The node removal action results in the instance still being allocated but not involved in any schemas.
Release node instance
To release the IP address associated with the yb-15-aws-ys-n6 node, click its corresponding Actions > Release Instance. This changes the value in the Status column from Removed to Decommissioned.
The Release Instance action releases the node instances in a cloud or frees up on-premise nodes.
The action to release a node instance is available from the Removed internal state of the node.
Taking this action transfers the node to a BeingDecommissioned and then Decommissioned internal state, as follows:
- There is a wait for Master leader.
- This server is removed from blacklist on Master leader (blacklisting is described in Remove node).
- The Master and TServer server tasks are stopped, if they have not been stopped already.

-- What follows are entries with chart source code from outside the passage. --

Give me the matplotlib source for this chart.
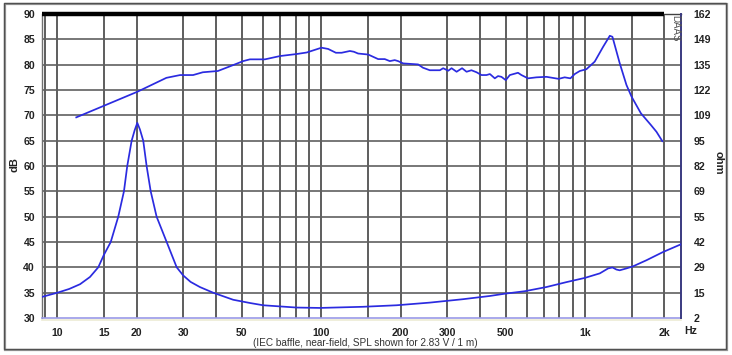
import numpy as np
import matplotlib
matplotlib.use("Agg")
import matplotlib.pyplot as plt
from matplotlib.patches import Rectangle
from matplotlib.lines import Line2D
from matplotlib.ticker import FixedLocator, FixedFormatter, NullLocator

# ---------------- data ----------------
spl_freq = [11.8, 20.1, 25.9, 29.2, 32.7, 35.6, 40.6, 46.3, 50.6, 53.7, 61.2, 69.8,
            80.7, 88.1, 100.3, 106.3, 113.7, 119.5, 128.5, 133, 138, 150.7, 164.4,
            174.2, 182, 190, 195.7, 204.5, 233, 243, 258, 281.7, 290, 303, 312, 326,
            342, 355.6, 371, 388, 405, 423, 436, 455, 468, 482, 500.6, 518.7, 557,
            574, 608, 654.6, 714, 794, 837, 880, 914, 955, 1012, 1088, 1170, 1241,
            1270, 1353, 1435, 1500, 1628, 1776, 1865, 1963]
spl_db = [69.6, 74.65, 77.4, 77.95, 77.95, 78.5, 78.75, 79.9, 80.7, 81.05, 81.05, 81.7,
          82.1, 82.4, 83.35, 83.1, 82.35, 82.35, 82.7, 82.55, 82.2, 82.0, 81.1,
          81.1, 80.7, 80.9, 80.7, 80.25, 80.05, 79.4, 78.9, 78.9, 79.3, 78.8, 79.3, 78.6,
          79.3, 78.6, 78.9, 78.5, 77.95, 77.95, 78.15, 77.3, 77.75, 77.6, 76.95, 77.95, 78.4,
          77.95, 77.3, 77.5, 77.6, 77.2, 77.5, 77.3, 78.15, 78.75, 79.1, 80.6, 83.5, 85.7,
          85.5, 80.3, 76.0, 73.7, 70.4, 68.1, 66.75, 64.9]

imp_freq = [8.75, 10, 11.1, 12.2, 13.3, 14.3, 15.0, 15.94, 17.02, 17.89, 18.41, 19.13,
            19.65, 20.1, 20.57, 21.17, 21.8, 22.59, 23.79, 25.97, 28.34, 30.0, 32.0,
            34.7, 38.99, 46.4, 53.7, 60.3, 80.7, 98.9, 144, 193, 258, 345, 436, 497, 591,
            714, 851, 998, 1138, 1223, 1270, 1315, 1353, 1435, 1520, 1709, 1973, 2310]
imp_ohm = [13.1, 15.3, 17.3, 19.8, 23.6, 28.7, 35.1, 42.0, 55.3, 68.7, 82.0, 95.3,
           100.9, 104.7, 101.2, 95.3, 82.0, 68.7, 55.3, 42.0, 28.7, 24.4, 21.0,
           18.3, 15.3, 11.6, 9.9, 8.7, 7.5, 7.3, 7.9, 8.7, 10.1, 11.9, 13.6, 14.8, 16.1,
           18.3, 20.9, 23.1, 25.5, 28.1, 28.6, 27.5, 27.1, 28.1, 29.2, 32.4, 36.7, 40.8]

grid_freqs = [9, 10, 15, 20, 30, 40, 50, 60, 70, 80, 90, 100, 150, 200, 300, 400, 500,
              600, 700, 800, 900, 1000, 1500, 2000]
x_ticks = [10, 15, 20, 30, 50, 100, 200, 300, 500, 1000, 2000]
x_labels = ['10', '15', '20', '30', '50', '100', '200', '300', '500', '1k', '2k']
db_ticks = [30, 35, 40, 45, 50, 55, 60, 65, 70, 75, 80, 85, 90]
ohm_labels = ['2', '15', '29', '42', '55', '69', '82', '95', '109', '122', '135', '149', '162']

# ---------------- figure ----------------
W, H = 732, 355
fig = plt.figure(figsize=(W / 100, H / 100), dpi=100)
fig.patch.set_facecolor('white')
FONT = 'Liberation Sans'
TXT = '#222222'
CURVE = '#2b2be0'
GRID = '#505050'
FS = 7.6

L, R, T, B = 42, 681, 14, 318
ax = fig.add_axes([L / W, 1 - B / H, (R - L) / W, (B - T) / H])
ax.set_xscale('log')
ax.set_xlim(8.75, 2310)
ax.set_ylim(30, 90)

for f in grid_freqs:
    ax.axvline(f, color=GRID, lw=1.3, zorder=1)
for d in db_ticks[1:-1]:
    ax.axhline(d, color='#606060', lw=1.2, zorder=1)

ax.plot(spl_freq, spl_db, color=CURVE, lw=1.25, zorder=3)

ax.spines['top'].set_visible(False)
ax.spines['left'].set_color('#707070')
ax.spines['left'].set_linewidth(1.0)
ax.spines['bottom'].set_color('#9a9ae8')
ax.spines['bottom'].set_linewidth(1.2)
ax.spines['right'].set_visible(False)

# thick top bar up to 2k
ax.plot([8.75, 2000], [90, 90], color='black', lw=3.2, zorder=5, clip_on=False,
        solid_capstyle='butt')
ax.plot([2000, 2310], [90, 90], color='#404040', lw=1.0, zorder=5, clip_on=False)

# impedance on twin axis
ax2 = ax.twinx()
ax2.set_ylim(2, 162)
ax2.plot(imp_freq, imp_ohm, color=CURVE, lw=1.25, zorder=3)
ax2.yaxis.set_major_locator(FixedLocator(np.linspace(2, 162, 13)))
ax2.yaxis.set_major_formatter(FixedFormatter(ohm_labels))
ax2.tick_params(axis='y', length=0, labelsize=FS, colors=TXT, pad=9)
for s in ['top', 'left', 'bottom']:
    ax2.spines[s].set_visible(False)
ax2.spines['right'].set_color('#3a3a80')
ax2.spines['right'].set_linewidth(1.4)

# x ticks (after twinx so they are not reset)
ax.xaxis.set_major_locator(FixedLocator(x_ticks))
ax.xaxis.set_major_formatter(FixedFormatter(x_labels))
ax.xaxis.set_minor_locator(NullLocator())
ax.set_xlim(8.75, 2310)
ax.set_yticks(db_ticks)
ax.tick_params(axis='both', which='both', length=0, labelsize=FS, colors=TXT)
ax.tick_params(axis='x', pad=7)
ax.tick_params(axis='y', pad=5)
for lab in ax.get_xticklabels() + ax.get_yticklabels() + ax2.get_yticklabels():
    lab.set_fontfamily(FONT)
    lab.set_fontweight('bold')

# labels
fig.text(14 / W, 1 - 165 / H, 'dB', rotation=90, ha='center', va='center',
         fontsize=8, fontweight='bold', family=FONT, color=TXT)
fig.text(719 / W, 1 - 163 / H, 'ohm', rotation=-90, ha='center', va='center',
         fontsize=8, fontweight='bold', family=FONT, color=TXT)
fig.text(691 / W, 1 - 331.5 / H, 'Hz', ha='center', va='center',
         fontsize=FS, fontweight='bold', family=FONT, color=TXT)
fig.text(365 / W, 1 - 342.5 / H, '(IEC baffle, near-field, SPL shown for 2.83 V / 1 m)',
         ha='center', va='center', fontsize=7.2, family=FONT, color='#333333')
fig.text(675 / W, 1 - 15 / H, 'DAAS', rotation=-90, ha='center', va='top',
         fontsize=7, family=FONT, color='#555555')

# pale line below bottom spine
fig.add_artist(Line2D([L / W, R / W], [1 - 319.5 / H, 1 - 319.5 / H],
                      color='#ecebd4', lw=1.2))

# outer frame with shadow
fig.add_artist(Rectangle((5 / W, 1 - 350 / H), 722 / W, 346 / H, fill=False,
                         edgecolor='#9a9a9a', lw=1.6, transform=fig.transFigure))
fig.add_artist(Rectangle((4 / W, 1 - 349 / H), 722 / W, 346 / H, fill=False,
                         edgecolor='#505050', lw=1.0, transform=fig.transFigure))

fig.savefig('out.png', dpi=100)
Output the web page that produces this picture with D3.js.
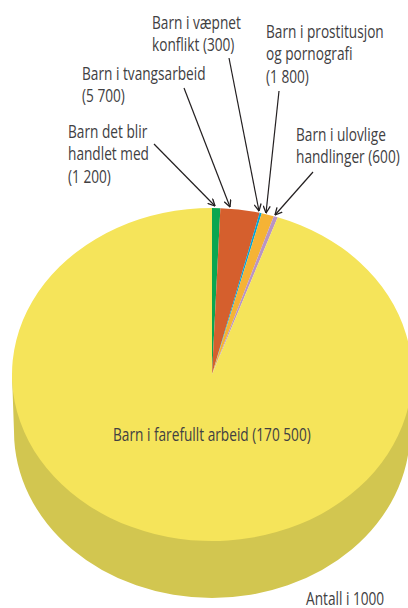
<!DOCTYPE html>
<meta charset="utf-8">
<style>
html, body { margin: 0; background: #fff; }
svg { display: block; }
text { font-family: "Open Sans", sans-serif; font-size: 18px; fill: #414042; }
</style>
<svg width="408" height="608"></svg>
<script src="https://d3js.org/d3.v7.min.js"></script>
<script>

var categories = ["Barn det blir handlet med", "Barn i tvangsarbeid", "Barn i væpnet konflikt",
                  "Barn i prostitusjon og pornografi", "Barn i ulovlige handlinger", "Barn i farefullt arbeid"];
var values = [1200, 5700, 300, 1800, 600, 170500];
var colors = ["#0aa650", "#d55f2d", "#00a3d8", "#f5b335", "#b994c4", "#f5e45a"];
var sideColor = "#d2c650";
var unitLabel = "Antall i 1000";

// label lines for each slice, same order as categories
var labelLines = [
  ["Barn det blir", "handlet med", "(1 200)"],
  ["Barn i tvangsarbeid", "(5 700)"],
  ["Barn i væpnet", "konflikt (300)"],
  ["Barn i prostitusjon", "og pornografi", "(1 800)"],
  ["Barn i ulovlige", "handlinger (600)"],
  ["Barn i farefullt arbeid (170 500)"]
];

var svg = d3.select("svg");

// pie geometry
var cx = 212, cy = 374.5, rx = 200, ry = 166.5, depth = 57;

// side of the disc
svg.append("path")
  .attr("fill", sideColor)
  .attr("d", "M" + (cx - rx) + "," + cy +
    "L" + (cx - rx + 2) + "," + (cy + depth) +
    "A" + (rx - 2) + "," + ry + " 0 0 0 " + (cx + rx - 2) + "," + (cy + depth) +
    "L" + (cx + rx) + "," + cy + "Z");

var pie = d3.pie().sort(null).value(function(d) { return d; });
var arc = d3.arc().innerRadius(0).outerRadius(rx);

svg.append("g")
  .attr("transform", "translate(" + cx + "," + cy + ") scale(1," + (ry / rx) + ")")
  .selectAll("path")
  .data(pie(values))
  .enter().append("path")
    .attr("d", arc)
    .attr("fill", function(d, i) { return colors[i]; });

// no condensed font installed, so squeeze Open Sans sideways
var squeeze = 0.76;

function addText(x, y, lines) {
  var t = svg.append("text")
    .attr("transform", "translate(" + x + "," + y + ") scale(" + squeeze + ",1)");
  lines.forEach(function(s, j) {
    t.append("tspan")
      .attr("x", 0)
      .attr("y", j * lineHeight)
      .text(s);
  });
}

// labels: x, first baseline
var labelPos = [[68, 138], [82, 80], [152, 29], [266, 38], [296, 141], [113, 441]];
var lineHeight = 22.3;

labelLines.forEach(function(lines, i) {
  addText(labelPos[i][0], labelPos[i][1], lines);
});
addText(306, 605, [unitLabel]);

// leader arrows
var leaders = [
  [[154, 144], [215, 206]],
  [[184, 88], [230, 207]],
  [[229, 58], [259, 211]],
  [[279, 91], [266, 213]],
  [[313, 172], [275, 215]]
];

svg.append("defs").append("marker")
    .attr("id", "arrow")
    .attr("viewBox", "0 0 8 8")
    .attr("refX", 7.5).attr("refY", 4)
    .attr("markerUnits", "userSpaceOnUse")
    .attr("markerWidth", 8).attr("markerHeight", 8)
    .attr("orient", "auto")
  .append("path")
    .attr("d", "M0.5,0.5L7.5,4L0.5,7.5")
    .attr("fill", "none")
    .attr("stroke", "#231f20")
    .attr("stroke-width", 1.3);

svg.append("g").selectAll("line")
  .data(leaders)
  .enter().append("line")
    .attr("x1", function(d) { return d[0][0]; })
    .attr("y1", function(d) { return d[0][1]; })
    .attr("x2", function(d) { return d[1][0]; })
    .attr("y2", function(d) { return d[1][1]; })
    .attr("stroke", "#231f20")
    .attr("stroke-width", 1.2)
    .attr("marker-end", "url(#arrow)");

</script>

- The instance is destroyed.
- DNS entries are updated.
- Prometheus rules are updated and instructed to stop gathering metrics from this instance.
Delete node
You can perform the delete action via Actions corresponding to the node.
The action to delete a node is available from the following internal states of the node:
- ToBeAdded
- SoftwareInstalled
- Adding
- Decommissioned
Taking this action completely eliminates the node, as follows:
- Removes the node record from the universe metadata.
- Updates metadata in the database only.